For the equation Acos(wt+p)+m = x[t] with t varying in time, we want to find the parameters A, w, p and m.

The above expression can be rewritten as

Acos(wt+p)+m = a*cos(wt)+b*sin(wt)+m = x[t]

Once w is determined, we have a system of linear equations with 3 unknowns a, b and m that we can solve trivially as we can compute cos(wt) and sin(wt) for some picked t0 value.

The trickiest task is thus to find w, the pulsation.

To determine w we need 4 values with a precise relative distance. We need x[-2k], x[-k], x[k] and x[2k] where k can be any value different from 0. We then have the equivalence

 (x[-2k]-x[2k])/(x[-k]-x[k]) = 2cos(kw)           (1) 

We can pick k = 1, but successive values might be very close. There is a big loss of precision when computing the difference of two close numbers. Ideally, k should be picked to maximize the magnitude of both differences to minimize the loss of precision.

Once we have w, we solve the system of linear equations to find a, b and m.

The parameters A and p are then obtained with the relations:

A = sqrt(a*a+b*b) 

p = -atan(b/a). 

σ = A/sqrt(2)

This works fine when there are no errors (e.g. noise) in x[t].

I still have to find out how to deal with noise in the x values.

Demonstration of (1)

x[-k]-x[k] = Acos(wt-kw)+m - (Acos(wt+kw)+m) 
x[-k]-x[k] = A(cos(wt-kw) - cos(wt+kw)) 

cos(wt-kw) = cos(wt)cos(kw)+sin(wt)sin(kw)
cos(wt+kw) = cos(wt)cos(kw)-sin(wt)sin(kw)
cos(wt-kw)-cos(wt+kw) = 2sin(wt)sin(kw)

cos(wt-2kw)-cos(wt+2kw) = 2sin(wt)sin(2kw)
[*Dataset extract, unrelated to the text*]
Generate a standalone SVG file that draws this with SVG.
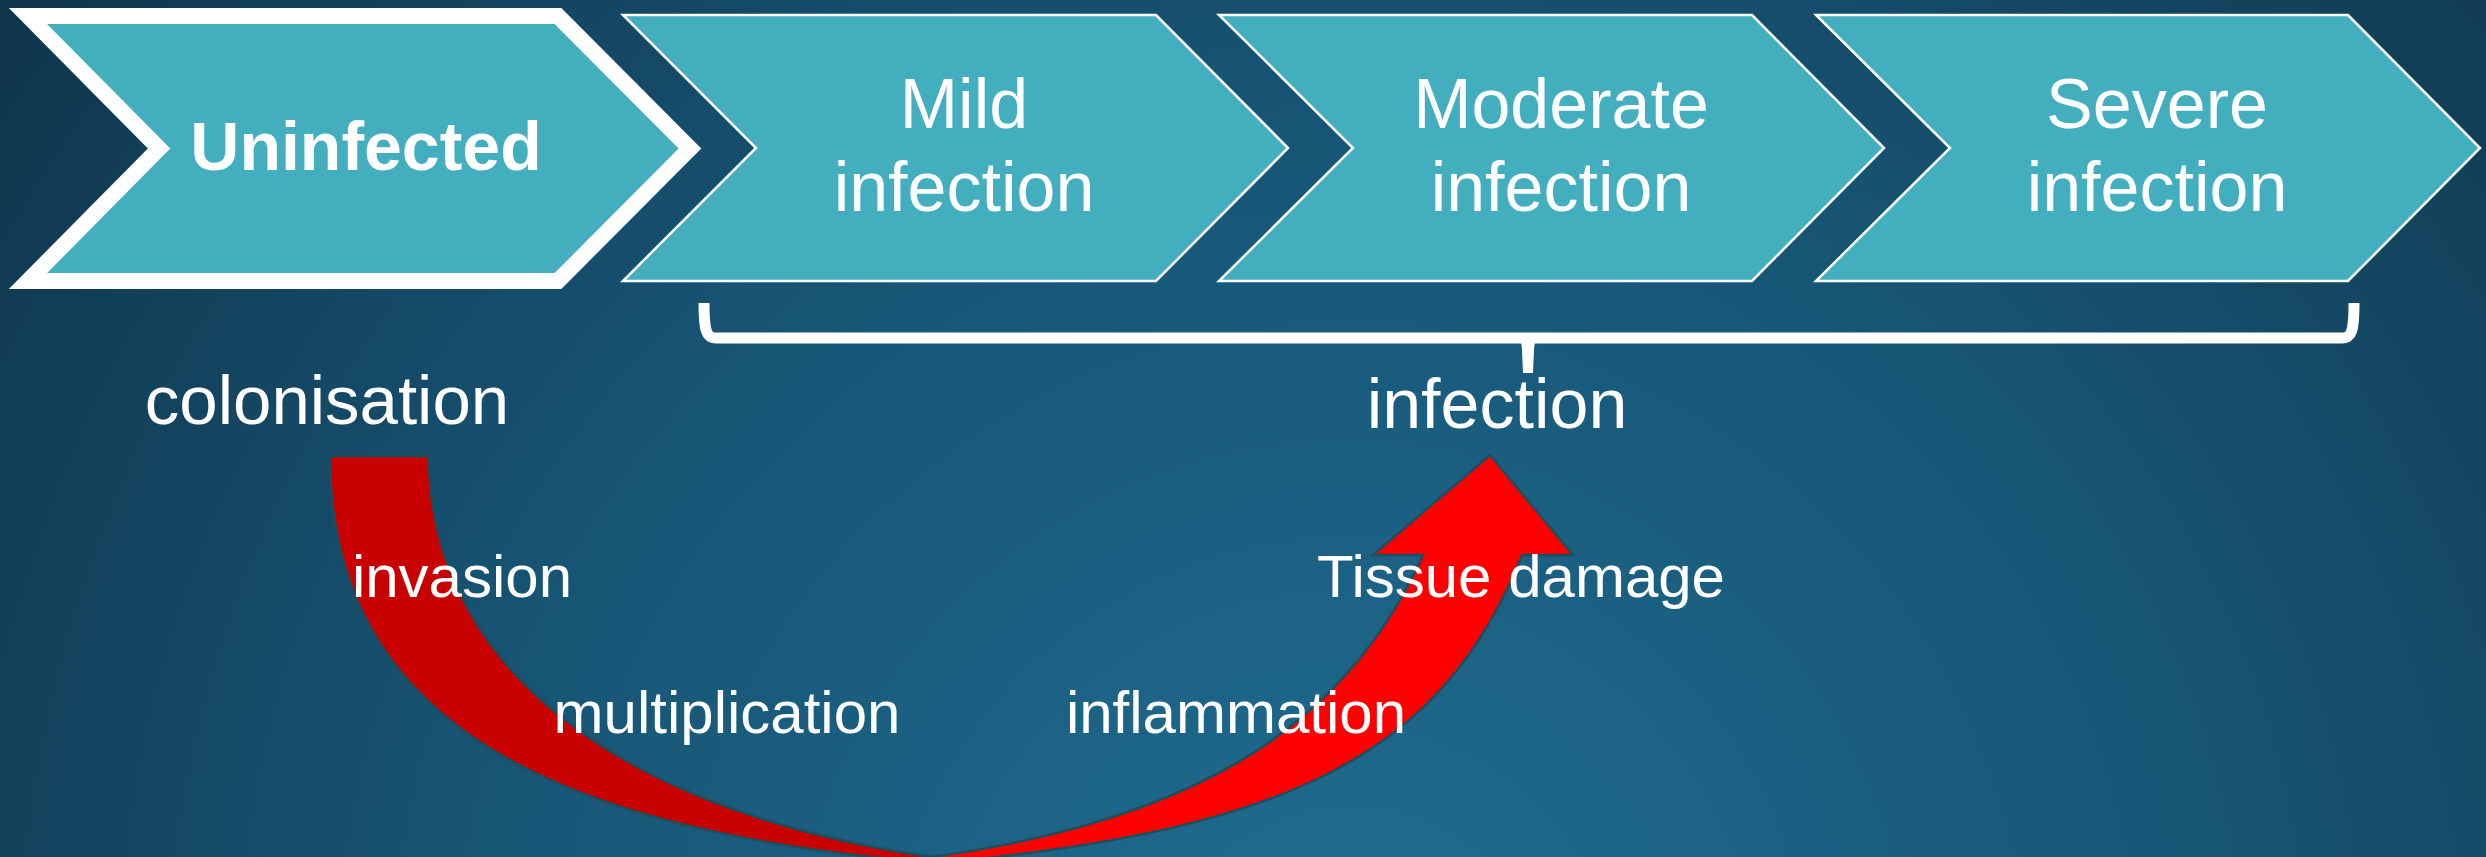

(x[-2k]-x[2k])/(x[-k]-x[k]) = 2Asin(wt)sin(2kw)/2Asin(wt)sin(kw)
(x[-2k]-x[2k])/(x[-k]-x[k]) = sin(2kw)/sin(kw)

sin(2kw) = 2sin(kw)cos(kw)

(x[-2k]-x[2k])/(x[-k]-x[k]) = 2sin(kw)cos(kw)/sin(kw)
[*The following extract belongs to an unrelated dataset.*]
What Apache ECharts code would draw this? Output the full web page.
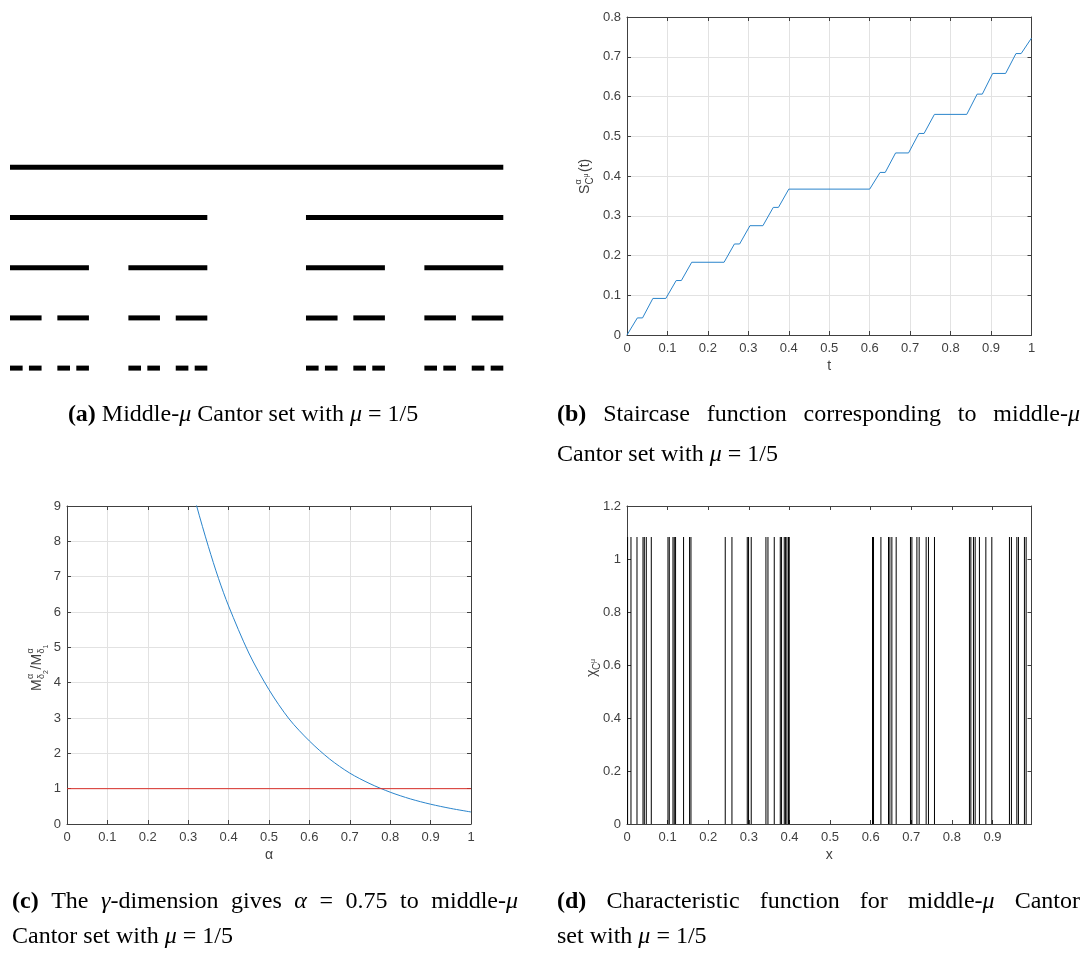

(x[-2k]-x[2k])/(x[-k]-x[k]) = 2cos(kw)

Precision evaluation of w

Running the algorithm with lambda=100 and k=1 lambda times, I get a stdDev of w values around 2e-13.

Computing the mean of the 100 w values gives a residual error around 3e-15. The residual error is the difference between computed mean w value and the w value used to generate the x values with the cosine.

As expected the precision varies with the location we are in the cosine. The difference between two consecutive values is the biggest when x crosses the mean value. The ulp varies around 100.

As expected, when computing with k=2, the residual error drops around 1e-16. The ulp computed on the average varies from 3 to 38.

By increasing the value k to 10, the biggest ulp value is around 5.

With a value k set to 20, the biggest ulp is 1 and mostly 0.

This validates the anticipated degrading effect using small k values. K must remain small compared to lambda which is 101.5 in my tests.

The Go program to play around with it is here https://go.dev/play/p/jHg4AHjDpwI. The code is not intended to be optimized. It's just for testing and measuring.